GIVEN INSTRUCTION: Skip any picture you find and retype all the remaining lines exactly.

------------

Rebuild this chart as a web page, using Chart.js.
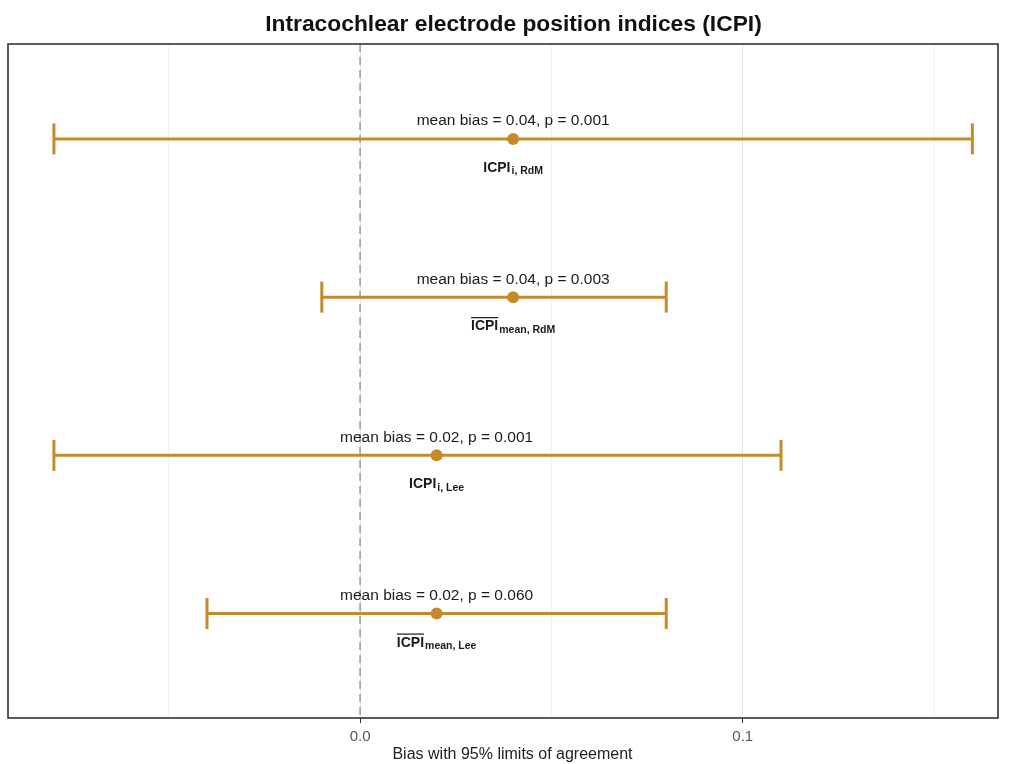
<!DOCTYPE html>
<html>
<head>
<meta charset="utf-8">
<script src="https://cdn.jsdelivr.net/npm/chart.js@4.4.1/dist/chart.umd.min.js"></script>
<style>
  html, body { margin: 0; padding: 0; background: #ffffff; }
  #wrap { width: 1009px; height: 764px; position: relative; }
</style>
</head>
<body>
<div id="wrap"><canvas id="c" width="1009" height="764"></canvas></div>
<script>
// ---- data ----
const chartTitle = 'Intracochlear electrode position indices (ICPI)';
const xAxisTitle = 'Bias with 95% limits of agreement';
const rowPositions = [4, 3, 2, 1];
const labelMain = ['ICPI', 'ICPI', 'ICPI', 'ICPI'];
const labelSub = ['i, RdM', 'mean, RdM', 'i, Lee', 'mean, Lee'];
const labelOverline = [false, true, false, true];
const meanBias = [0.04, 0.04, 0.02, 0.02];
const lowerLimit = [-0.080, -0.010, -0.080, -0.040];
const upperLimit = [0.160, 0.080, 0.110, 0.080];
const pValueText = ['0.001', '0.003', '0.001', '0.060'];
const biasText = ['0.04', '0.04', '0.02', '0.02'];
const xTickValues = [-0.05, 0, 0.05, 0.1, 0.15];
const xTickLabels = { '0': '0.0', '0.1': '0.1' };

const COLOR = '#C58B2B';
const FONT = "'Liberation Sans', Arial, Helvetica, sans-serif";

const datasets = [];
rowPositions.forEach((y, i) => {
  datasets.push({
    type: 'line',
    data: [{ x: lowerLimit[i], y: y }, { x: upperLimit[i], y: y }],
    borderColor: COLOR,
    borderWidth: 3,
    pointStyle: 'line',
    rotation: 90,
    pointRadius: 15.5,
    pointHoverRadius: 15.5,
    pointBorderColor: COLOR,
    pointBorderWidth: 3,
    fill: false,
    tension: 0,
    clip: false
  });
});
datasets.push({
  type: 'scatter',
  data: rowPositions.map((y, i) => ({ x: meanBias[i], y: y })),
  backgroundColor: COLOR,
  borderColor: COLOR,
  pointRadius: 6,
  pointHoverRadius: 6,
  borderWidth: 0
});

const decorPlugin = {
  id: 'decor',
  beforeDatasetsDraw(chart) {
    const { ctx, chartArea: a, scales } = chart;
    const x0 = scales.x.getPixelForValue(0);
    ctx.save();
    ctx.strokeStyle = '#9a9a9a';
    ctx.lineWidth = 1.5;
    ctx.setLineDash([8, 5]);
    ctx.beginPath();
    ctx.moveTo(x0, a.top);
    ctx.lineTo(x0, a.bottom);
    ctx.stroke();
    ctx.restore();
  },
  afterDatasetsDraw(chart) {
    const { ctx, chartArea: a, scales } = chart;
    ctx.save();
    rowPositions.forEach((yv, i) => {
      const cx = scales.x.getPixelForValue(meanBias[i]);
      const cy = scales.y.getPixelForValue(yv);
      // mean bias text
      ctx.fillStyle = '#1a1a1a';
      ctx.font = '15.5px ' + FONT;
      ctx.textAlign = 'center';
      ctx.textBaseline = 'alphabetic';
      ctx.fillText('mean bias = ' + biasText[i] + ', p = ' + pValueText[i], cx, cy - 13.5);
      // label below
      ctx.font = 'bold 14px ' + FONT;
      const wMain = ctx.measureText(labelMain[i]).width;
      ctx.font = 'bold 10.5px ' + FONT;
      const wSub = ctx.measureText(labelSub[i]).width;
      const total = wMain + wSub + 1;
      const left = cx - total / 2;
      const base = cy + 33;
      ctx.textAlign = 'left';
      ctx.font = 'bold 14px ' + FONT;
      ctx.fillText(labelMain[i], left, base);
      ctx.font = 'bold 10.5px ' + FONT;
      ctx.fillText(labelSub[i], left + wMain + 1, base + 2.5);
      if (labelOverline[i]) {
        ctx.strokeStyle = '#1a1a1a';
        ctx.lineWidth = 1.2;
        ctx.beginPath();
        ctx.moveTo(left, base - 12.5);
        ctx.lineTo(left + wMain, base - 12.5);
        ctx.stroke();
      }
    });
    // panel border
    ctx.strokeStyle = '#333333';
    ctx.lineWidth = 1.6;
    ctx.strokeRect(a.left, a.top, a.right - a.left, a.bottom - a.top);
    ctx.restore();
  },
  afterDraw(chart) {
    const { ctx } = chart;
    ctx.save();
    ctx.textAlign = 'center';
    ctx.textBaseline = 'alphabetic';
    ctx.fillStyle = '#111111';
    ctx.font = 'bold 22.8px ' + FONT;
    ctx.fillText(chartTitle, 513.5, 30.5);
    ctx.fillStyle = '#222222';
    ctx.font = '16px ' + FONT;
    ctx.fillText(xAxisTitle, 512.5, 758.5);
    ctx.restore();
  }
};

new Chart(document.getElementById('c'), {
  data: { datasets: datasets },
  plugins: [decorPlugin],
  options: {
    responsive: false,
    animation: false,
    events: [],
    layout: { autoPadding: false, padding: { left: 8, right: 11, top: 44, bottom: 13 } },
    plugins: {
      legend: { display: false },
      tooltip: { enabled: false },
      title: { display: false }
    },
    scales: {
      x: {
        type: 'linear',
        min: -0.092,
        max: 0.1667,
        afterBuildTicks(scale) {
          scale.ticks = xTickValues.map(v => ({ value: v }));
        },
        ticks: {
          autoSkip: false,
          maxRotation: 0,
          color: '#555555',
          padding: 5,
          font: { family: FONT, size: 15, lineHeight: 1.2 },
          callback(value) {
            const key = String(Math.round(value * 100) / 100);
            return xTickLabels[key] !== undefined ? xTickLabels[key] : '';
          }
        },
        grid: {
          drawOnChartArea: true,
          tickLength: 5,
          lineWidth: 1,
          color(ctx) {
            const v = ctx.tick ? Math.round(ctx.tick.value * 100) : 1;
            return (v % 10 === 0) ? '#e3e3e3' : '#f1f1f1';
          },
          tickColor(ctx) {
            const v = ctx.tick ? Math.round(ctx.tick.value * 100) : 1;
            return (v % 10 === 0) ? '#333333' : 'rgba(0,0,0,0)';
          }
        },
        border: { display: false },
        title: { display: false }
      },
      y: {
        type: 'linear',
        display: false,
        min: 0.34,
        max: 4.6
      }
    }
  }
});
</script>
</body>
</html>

------------

THE ANSWER:
Rebuild this chart as a web page, using Chart.js.
<!DOCTYPE html>
<html>
<head>
<meta charset="utf-8">
<script src="https://cdn.jsdelivr.net/npm/chart.js@4.4.1/dist/chart.umd.min.js"></script>
<style>
  html, body { margin: 0; padding: 0; background: #ffffff; }
  #wrap { width: 1009px; height: 764px; position: relative; }
</style>
</head>
<body>
<div id="wrap"><canvas id="c" width="1009" height="764"></canvas></div>
<script>
// ---- data ----
const chartTitle = 'Intracochlear electrode position indices (ICPI)';
const xAxisTitle = 'Bias with 95% limits of agreement';
const rowPositions = [4, 3, 2, 1];
const labelMain = ['ICPI', 'ICPI', 'ICPI', 'ICPI'];
const labelSub = ['i, RdM', 'mean, RdM', 'i, Lee', 'mean, Lee'];
const labelOverline = [false, true, false, true];
const meanBias = [0.04, 0.04, 0.02, 0.02];
const lowerLimit = [-0.080, -0.010, -0.080, -0.040];
const upperLimit = [0.160, 0.080, 0.110, 0.080];
const pValueText = ['0.001', '0.003', '0.001', '0.060'];
const biasText = ['0.04', '0.04', '0.02', '0.02'];
const xTickValues = [-0.05, 0, 0.05, 0.1, 0.15];
const xTickLabels = { '0': '0.0', '0.1': '0.1' };

const COLOR = '#C58B2B';
const FONT = "'Liberation Sans', Arial, Helvetica, sans-serif";

const datasets = [];
rowPositions.forEach((y, i) => {
  datasets.push({
    type: 'line',
    data: [{ x: lowerLimit[i], y: y }, { x: upperLimit[i], y: y }],
    borderColor: COLOR,
    borderWidth: 3,
    pointStyle: 'line',
    rotation: 90,
    pointRadius: 15.5,
    pointHoverRadius: 15.5,
    pointBorderColor: COLOR,
    pointBorderWidth: 3,
    fill: false,
    tension: 0,
    clip: false
  });
});
datasets.push({
  type: 'scatter',
  data: rowPositions.map((y, i) => ({ x: meanBias[i], y: y })),
  backgroundColor: COLOR,
  borderColor: COLOR,
  pointRadius: 6,
  pointHoverRadius: 6,
  borderWidth: 0
});

const decorPlugin = {
  id: 'decor',
  beforeDatasetsDraw(chart) {
    const { ctx, chartArea: a, scales } = chart;
    const x0 = scales.x.getPixelForValue(0);
    ctx.save();
    ctx.strokeStyle = '#9a9a9a';
    ctx.lineWidth = 1.5;
    ctx.setLineDash([8, 5]);
    ctx.beginPath();
    ctx.moveTo(x0, a.top);
    ctx.lineTo(x0, a.bottom);
    ctx.stroke();
    ctx.restore();
  },
  afterDatasetsDraw(chart) {
    const { ctx, chartArea: a, scales } = chart;
    ctx.save();
    rowPositions.forEach((yv, i) => {
      const cx = scales.x.getPixelForValue(meanBias[i]);
      const cy = scales.y.getPixelForValue(yv);
      // mean bias text
      ctx.fillStyle = '#1a1a1a';
      ctx.font = '15.5px ' + FONT;
      ctx.textAlign = 'center';
      ctx.textBaseline = 'alphabetic';
      ctx.fillText('mean bias = ' + biasText[i] + ', p = ' + pValueText[i], cx, cy - 13.5);
      // label below
      ctx.font = 'bold 14px ' + FONT;
      const wMain = ctx.measureText(labelMain[i]).width;
      ctx.font = 'bold 10.5px ' + FONT;
      const wSub = ctx.measureText(labelSub[i]).width;
      const total = wMain + wSub + 1;
      const left = cx - total / 2;
      const base = cy + 33;
      ctx.textAlign = 'left';
      ctx.font = 'bold 14px ' + FONT;
      ctx.fillText(labelMain[i], left, base);
      ctx.font = 'bold 10.5px ' + FONT;
      ctx.fillText(labelSub[i], left + wMain + 1, base + 2.5);
      if (labelOverline[i]) {
        ctx.strokeStyle = '#1a1a1a';
        ctx.lineWidth = 1.2;
        ctx.beginPath();
        ctx.moveTo(left, base - 12.5);
        ctx.lineTo(left + wMain, base - 12.5);
        ctx.stroke();
      }
    });
    // panel border
    ctx.strokeStyle = '#333333';
    ctx.lineWidth = 1.6;
    ctx.strokeRect(a.left, a.top, a.right - a.left, a.bottom - a.top);
    ctx.restore();
  },
  afterDraw(chart) {
    const { ctx } = chart;
    ctx.save();
    ctx.textAlign = 'center';
    ctx.textBaseline = 'alphabetic';
    ctx.fillStyle = '#111111';
    ctx.font = 'bold 22.8px ' + FONT;
    ctx.fillText(chartTitle, 513.5, 30.5);
    ctx.fillStyle = '#222222';
    ctx.font = '16px ' + FONT;
    ctx.fillText(xAxisTitle, 512.5, 758.5);
    ctx.restore();
  }
};

new Chart(document.getElementById('c'), {
  data: { datasets: datasets },
  plugins: [decorPlugin],
  options: {
    responsive: false,
    animation: false,
    events: [],
    layout: { autoPadding: false, padding: { left: 8, right: 11, top: 44, bottom: 13 } },
    plugins: {
      legend: { display: false },
      tooltip: { enabled: false },
      title: { display: false }
    },
    scales: {
      x: {
        type: 'linear',
        min: -0.092,
        max: 0.1667,
        afterBuildTicks(scale) {
          scale.ticks = xTickValues.map(v => ({ value: v }));
        },
        ticks: {
          autoSkip: false,
          maxRotation: 0,
          color: '#555555',
          padding: 5,
          font: { family: FONT, size: 15, lineHeight: 1.2 },
          callback(value) {
            const key = String(Math.round(value * 100) / 100);
            return xTickLabels[key] !== undefined ? xTickLabels[key] : '';
          }
        },
        grid: {
          drawOnChartArea: true,
          tickLength: 5,
          lineWidth: 1,
          color(ctx) {
            const v = ctx.tick ? Math.round(ctx.tick.value * 100) : 1;
            return (v % 10 === 0) ? '#e3e3e3' : '#f1f1f1';
          },
          tickColor(ctx) {
            const v = ctx.tick ? Math.round(ctx.tick.value * 100) : 1;
            return (v % 10 === 0) ? '#333333' : 'rgba(0,0,0,0)';
          }
        },
        border: { display: false },
        title: { display: false }
      },
      y: {
        type: 'linear',
        display: false,
        min: 0.34,
        max: 4.6
      }
    }
  }
});
</script>
</body>
</html>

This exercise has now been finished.